After over two weeks of protests, during which the main events were first violence against Islamists (army killing of 55 protesters at dawn outside Republican Guard HQ in Cairo, three women protesters in Mansoura) then fighting between pro- and anti-Mursi factions that left 14 dead and a bomb in Mansoura that killed one and wounded 28, al-Sisi appeared again with another ultimatum. Speaking at a military graduation ceremony, al-Sisi exhorted Egyptians to “get on the streets and give the army authority to take firm action against violence and terrorism”. An army spokesman followed by announcing a 48 hours ultimatum for the Brotherhood to join al-Sisi’s “roadmap”, a deadline that ends on Saturday.
Knickers
So at this climactic moment with the army promising force to clear the streets of Islamist rejection, Sisi supporters are at their most ecstatic and the ecstasy perhaps expressed itself most clearly in an article by columnist Ghada Sharif in al-Masry al-Youm today, an article in which we might say she metaphorically threw off her undies.
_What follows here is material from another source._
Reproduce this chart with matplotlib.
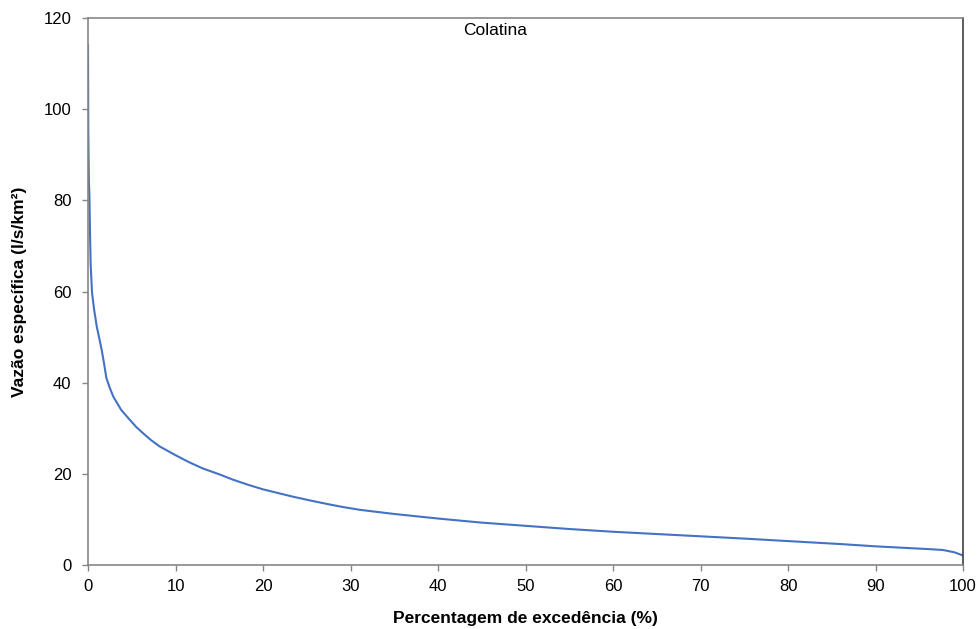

“If al-Sisi says we should go onto the streets, then we’ll go to the streets,” Sharif wrote, the ping of her knicker band clearly audible. “To be honest, he doesn’t need to ask us or order us to do anything….a wink of one of those eyes, or a snap of his fingers and we will all answer the call. Egyptians are in love with this man! If he wants to complete his stable of four wives, we are at his beck and call…or if he just wanted to use us like captured sex slaves, we wouldn’t turn up our noses at him.” They were off. She went on: “That’s the Sharia I’m talking about! Don’t bring me some troglodyte with a two-metre beard and tell me to apply the Sharia with him. If he runs for president, I can assure you that everyone would vote for Sisi, even those who would have opposed him if he ran in the last election. Well, maybe everyone except Abdel-Moneim Abul-Fotouh, that crypto-Muslim Brother.” Sharif waxed on, most lyrically: “Today we can say that Nasser has risen again in the form of Sisi, who is smart enough not to commit the mistakes of the military council before. We adore this man and we love his spokesman too! Such a guy! And the hell with anyone who aggravates them!”
Now, there is no doubt that this hero worship represents a large swathe of public opinion right now. Military spokesmen have denied Sisi has presidential ambitions, but the man has apparently courted the adoration. With his soft voice, young years and dashing black beret cocked to the side, he is a far more compelling figure than Mubarak – or his tired successor Tantawi – ever was, and his talk of acting in the higher interests of the state is far more convincing than it ever sounded from the mouth of either. His chances of the passing off an act of mass violence to impose the military will are higher than anyone else’s. But post-Jan 25 that doesn’t necessarily mean even Sisi will get his way.
yosry
I love what you wrote Andrew.I think you should write on CNN or BBC in the first page.I think that you gave good analysis about the situation in Egypt.